Types of Unemployment
•
Frictional unemployment
is the portion of unemployment that is due to the normal working of the labor
market; used to denote short-run job/skill matching problems.
•
Structural unemployment
is the portion of unemployment that is due to changes in the structure of the
economy that result in a significant loss of jobs in certain industries.
•
Cyclical unemployment
is the increase in unemployment that occurs during recessions and depressions.
•
The natural rate of unemployment
is the unemployment that occurs as a normal part of the functioning of the
economy. Sometimes taken as the sum of
frictional unemployment and structural unemployment.
The Benefits of
Recessions
•
Recessions may help to reduce inflation.
•
Some argue that recessions may increase
efficiency by driving the least efficient firms in the economy out of business
and forcing surviving firms to trim waste and manage their resources better.
•
Also, a recession leads to a decrease in
the demand for imports, which improves a nation’s balance of payments.
Inflation
•
Inflation
is an increase in the overall price level.
•
Deflation
is a decrease in the overall price level.
•
Sustained inflation
is an increase in the overall price level that continues over a significant
period.
Price Indexes
•
Price indexes
are used to measure overall price levels.

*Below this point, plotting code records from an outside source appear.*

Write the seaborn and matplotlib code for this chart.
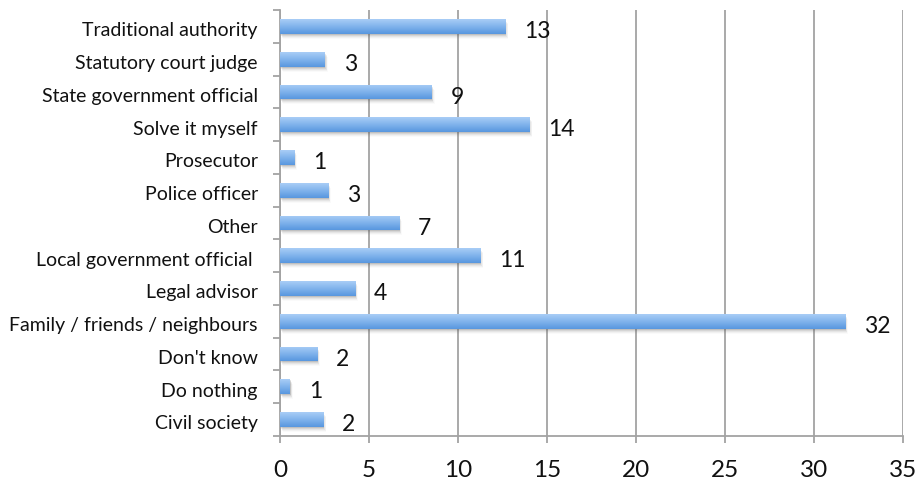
import numpy as np
import pandas as pd
import matplotlib
matplotlib.use("Agg")
import matplotlib.pyplot as plt
import seaborn as sns
from matplotlib.patches import Rectangle
from matplotlib.colors import LinearSegmentedColormap
from matplotlib.transforms import ScaledTranslation

# Where people turn to resolve a dispute (share of respondents, %)
categories = [
    "Traditional authority",
    "Statutory court judge",
    "State government official",
    "Solve it myself",
    "Prosecutor",
    "Police officer",
    "Other",
    "Local government official ",
    "Legal advisor",
    "Family / friends / neighbours",
    "Don't know",
    "Do nothing",
    "Civil society",
]
values = [12.65, 2.52, 8.52, 14.0, 0.79, 2.70, 6.69, 11.25, 4.22, 31.75, 2.08, 0.56, 2.43]
x_ticks = [0, 5, 10, 15, 20, 25, 30, 35]

sns.set_theme(style="white")
plt.rcParams["font.family"] = ["Lato", "DejaVu Sans"]

grid_col = "#a3a3a3"

fig = plt.figure(figsize=(9.18, 4.86), dpi=100)
ax = fig.add_axes([0.305, 0.103, 0.6785, 0.876])

df = pd.DataFrame({"category": categories, "value": values})
sns.barplot(data=df, x="value", y="category", orient="h", color="#78aee9",
            width=0.45, ax=ax, zorder=3, saturation=1)

ax.set_xlim(0, 35)
ax.set_ylim(len(categories) - 0.5, -0.5)

# vertical gradient fill and a soft drop shadow for each bar
grad_cmap = LinearSegmentedColormap.from_list("bar", ["#a9cdf6", "#80b3ec", "#5897df"])
grad = np.linspace(0, 1, 64).reshape(-1, 1)
dx_px = 35 / (0.6785 * 918)
dy_px = len(categories) / (0.876 * 486)
for patch in list(ax.patches):
    x0, y0 = patch.get_x(), patch.get_y()
    w, h = patch.get_width(), patch.get_height()
    for k, a in zip(range(1, 6), [0.16, 0.12, 0.08, 0.05, 0.03]):
        ax.add_patch(Rectangle((x0 + k * dx_px * 0.6, y0 + k * dy_px), w, h,
                               facecolor="#606060", edgecolor="none", alpha=a, zorder=2))
    im = ax.imshow(grad, cmap=grad_cmap, aspect="auto", origin="upper",
                   extent=(x0, x0 + w, y0 + h, y0), zorder=4, interpolation="bilinear")
    im.set_clip_path(patch)
    patch.set_edgecolor("none")

ax.set_xlim(0, 35)
ax.set_ylim(len(categories) - 0.5, -0.5)

# value labels to the right of each bar
for i, v in enumerate(values):
    ax.annotate(f"{round(v)}", xy=(v, i), xytext=(13.5, -2.2), textcoords="offset points",
                ha="left", va="center_baseline", fontsize=16.5, color="#111111", zorder=5)

# axes styling
ax.set_xticks(x_ticks)
ax.set_xticklabels([str(t) for t in x_ticks])
ax.xaxis.grid(True, color=grid_col, linewidth=1.3, zorder=0)
ax.yaxis.grid(False)
ax.set_axisbelow(True)
for side in ["top", "right"]:
    ax.spines[side].set_visible(False)
for side in ["left", "bottom"]:
    ax.spines[side].set_color(grid_col)
    ax.spines[side].set_linewidth(1.3)

ax.set_xlabel("")
ax.set_ylabel("")
ax.tick_params(axis="x", which="major", direction="out", length=5, width=1.3,
               color=grid_col, pad=12, labelsize=17.5, labelcolor="#111111", bottom=True)
ax.tick_params(axis="y", which="major", length=0, pad=16, labelsize=14, labelcolor="#111111")
ax.set_yticks(np.arange(-0.5, len(categories), 1), minor=True)
ax.tick_params(axis="y", which="minor", direction="out", length=5, width=1.3,
               color=grid_col, left=True)

# nudge category labels slightly down
shift = ScaledTranslation(0, -2 / 72, fig.dpi_scale_trans)
for lbl in ax.get_yticklabels():
    lbl.set_transform(lbl.get_transform() + shift)

fig.savefig("out.png", dpi=100)
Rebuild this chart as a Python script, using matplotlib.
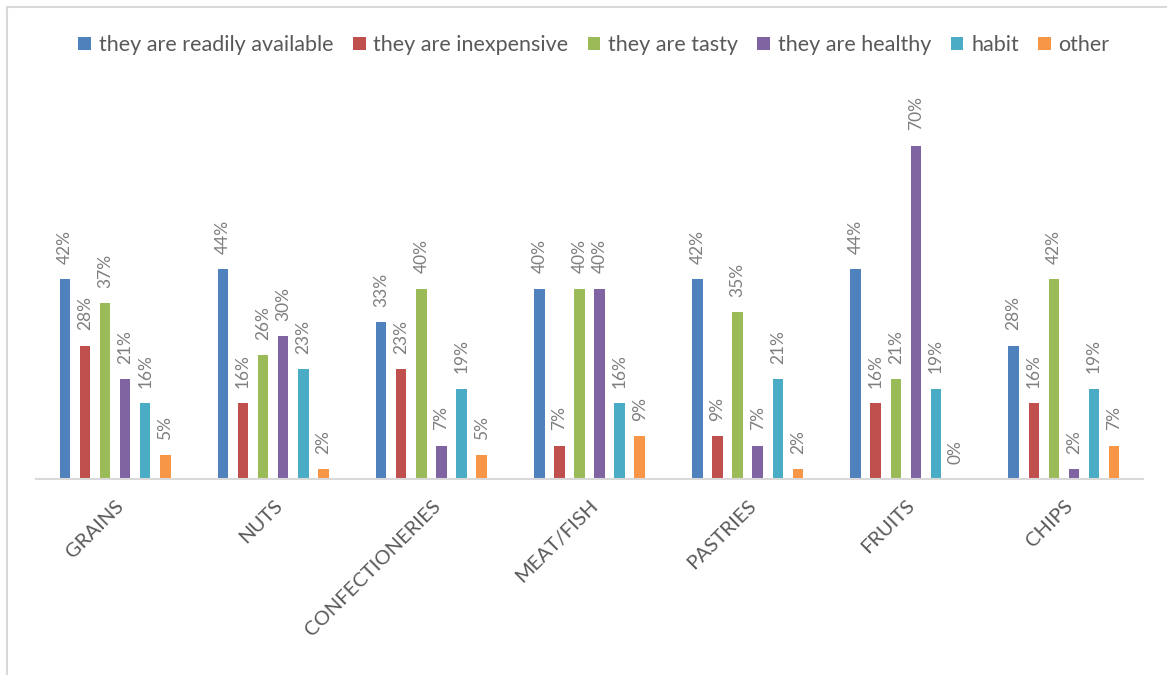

The price index that pertains to all goods and services in the economy
is the GDP price index.
•
The consumer price index (CPI)
is a price index computed each month by the Bureau of Labor Statistics using a
bundle that is meant to represent the “market basket” purchased monthly by the
typical urban consumer.
•
The consumer price index (CPI)
is the most popular fixed-weight price index.
•
Other popular price indexes are producer
price indexes (PPIs).
These are indexes of prices that producers receive for products at all
stages in the production process. The
three main categories are finished goods, intermediate
materials, and crude materials.
The Costs of Inflation
•
People’s income increases during
inflations, when most prices, including input prices, tend to rise together.
•
Inflation changes the distribution of
income. People living on fixed incomes
are particularly hurt by inflation.
•
The benefits of many retired workers,
including social security, are fully indexed to inflation. When prices rise, benefits rise.
•
The poor have not fared so well. Welfare benefits are not indexed and have not
kept pace with inflation.
•
Unanticipated inflation—an
inflation that takes people by surprise—can hurt creditors.
•
Inflation that is higher than expected
benefits debtors; inflation that is lower than expected benefits creditors.
•
The real interest rate is
the difference between the interest rate on a loan and the inflation rate.
•
Inflation creates administrative costs
and inefficiencies. Without inflation,
time could be used more efficiently.
•
The opportunity cost of holding cash is
high during inflations. People therefore
hold less cash and need to stop at the bank more often.
•
People are not fully informed about
price changes and may make mistakes that lead to a misallocation of resources.
•
The recessions of 1974 to 1975 and 1980
to 1982 were the price we had to pay to stop inflation. Stopping inflation is costly.